The Elvish languages have the same general stress rule as Latin [1]:
stress falls on the penultimate syllable if that is heavy (contains a
long vowel, a diphthong, or a vowel followed by two or more consonants),
otherwise on the antepenultimate syllable. For Latin, espeak-ng
implements this by declaring “penultimate syllable” as the general
stress rule in espeak-ng-data/, and then adding rules in dictsource/
that match light syllables and move the primary stress to the previous
syllable, i.e. the antepenultimate one. We use the same basic principle
for the Elvish languages here (but using the terms “heavy” and “light”

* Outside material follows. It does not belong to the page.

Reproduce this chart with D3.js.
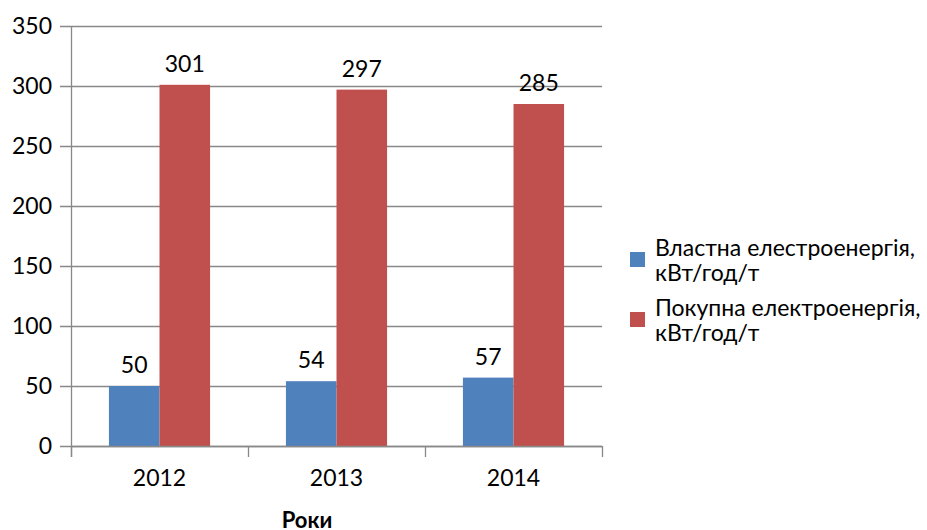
<!DOCTYPE html>
<html><head><meta charset="utf-8">
<script src="https://cdn.jsdelivr.net/npm/d3@7"></script>
<style>body{margin:0;background:#fff}svg{display:block}text{font-family:Lato,"DejaVu Sans",sans-serif}</style>
</head><body><svg id="c" width="927" height="530"></svg>
<script>
const categories = ["2012","2013","2014"];
const seriesNames = ["Властна елестроенергія, кВт/год/т","Покупна електроенергія, кВт/год/т"];
const ownValues = [50,54,57];
const boughtValues = [301,297,285];
const yTicks = [0,50,100,150,200,250,300,350];
const colors = ["#4F81BD","#C0504D"];
const axisTitle = "Роки";

(function(){
const svg = d3.select("#c");
const pL = 71, pR = 602, pT = 26, pB = 446;
const FS = 23;
const x = d3.scaleBand().domain(categories).range([pL,pR]);
const y = d3.scaleLinear().domain([0,350]).range([pB,pT]);
const bw = x.bandwidth()*2/3.5;
const inner = d3.scaleBand().domain([0,1]).range([0,bw]);
const grid = "#898989";

svg.append("g").selectAll("line").data(yTicks).join("line")
  .attr("x1",pL-11).attr("x2",pR).attr("y1",d=>y(d)+0.5).attr("y2",d=>y(d)+0.5)
  .attr("stroke",grid).attr("stroke-width",1.3);
svg.append("g").selectAll("text").data(yTicks).join("text")
  .attr("x",52).attr("y",d=>y(d)+8).attr("text-anchor","end")
  .attr("font-size",FS).attr("fill","#000").text(d=>d);

const series = [ownValues, boughtValues];
series.forEach((vals,si)=>{
  const g = svg.append("g");
  g.selectAll("rect").data(vals).join("rect")
    .attr("x",(d,i)=>x(categories[i])+(x.bandwidth()-bw)/2+inner(si))
    .attr("width",inner.bandwidth())
    .attr("y",d=>y(d)).attr("height",d=>pB-y(d))
    .attr("fill",colors[si]);
  g.selectAll("text").data(vals).join("text")
    .attr("x",(d,i)=>x(categories[i])+(x.bandwidth()-bw)/2+inner(si)+inner.bandwidth()/2)
    .attr("y",d=>y(d)-13).attr("text-anchor","middle")
    .attr("font-size",FS).attr("fill","#000").text(d=>d);
});

svg.append("line").attr("x1",pL+0.5).attr("x2",pL+0.5).attr("y1",pT).attr("y2",pB+11)
  .attr("stroke",grid).attr("stroke-width",1.3);
svg.append("line").attr("x1",pL).attr("x2",pR).attr("y1",pB+0.5).attr("y2",pB+0.5)
  .attr("stroke",grid).attr("stroke-width",1.3);
const tickPos = categories.map(c=>x(c)).concat([pR]);
svg.append("g").selectAll("line").data(tickPos).join("line")
  .attr("x1",d=>d+0.5).attr("x2",d=>d+0.5).attr("y1",pB).attr("y2",pB+11)
  .attr("stroke",grid).attr("stroke-width",1.3);
svg.append("g").selectAll("text").data(categories).join("text")
  .attr("x",d=>x(d)+x.bandwidth()/2).attr("y",486).attr("text-anchor","middle")
  .attr("font-size",FS).attr("fill","#000").text(d=>d);
svg.append("text").attr("x",307).attr("y",528).attr("text-anchor","middle")
  .attr("font-size",22).attr("font-weight","bold").attr("fill","#000").text(axisTitle);

const leg = svg.append("g");
seriesNames.forEach((n,i)=>{
  const y0 = 252 + i*60;
  leg.append("rect").attr("x",630).attr("y",y0).attr("width",15).attr("height",15).attr("fill",colors[i]);
  const parts = n.split(", ");
  const t = leg.append("text").attr("font-size",FS).attr("fill","#000");
  t.append("tspan").attr("x",655).attr("y",y0+4).text(parts[0]+",");
  t.append("tspan").attr("x",655).attr("y",y0+29).text(parts[1]);
});
})();
</script></body></html>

rather than “weak” and “strong” like in the Latin files).
Note that this doesn’t fully implement the stress rules yet: we have no
concept of diphthongs, long vowels aren’t really properly handled yet,
and we also still count ⟨ch⟩, ⟨dh⟩, ⟨th⟩ as two consonants rather than
one as it should be. This will be improved separately (I prefer doing
this in small incremental steps).
[1]: https://menegroth.github.io/stress-in-sindarin.html
This prepares the languages of Quenya and Sindarin, setting up their
infrastructure without declaring a lot of rules yet – just enough for
“Eä” (a Quenya word, but I can’t think of a similarly simple one for
Sindarin). Phonemes are inherited from Esperanto for now.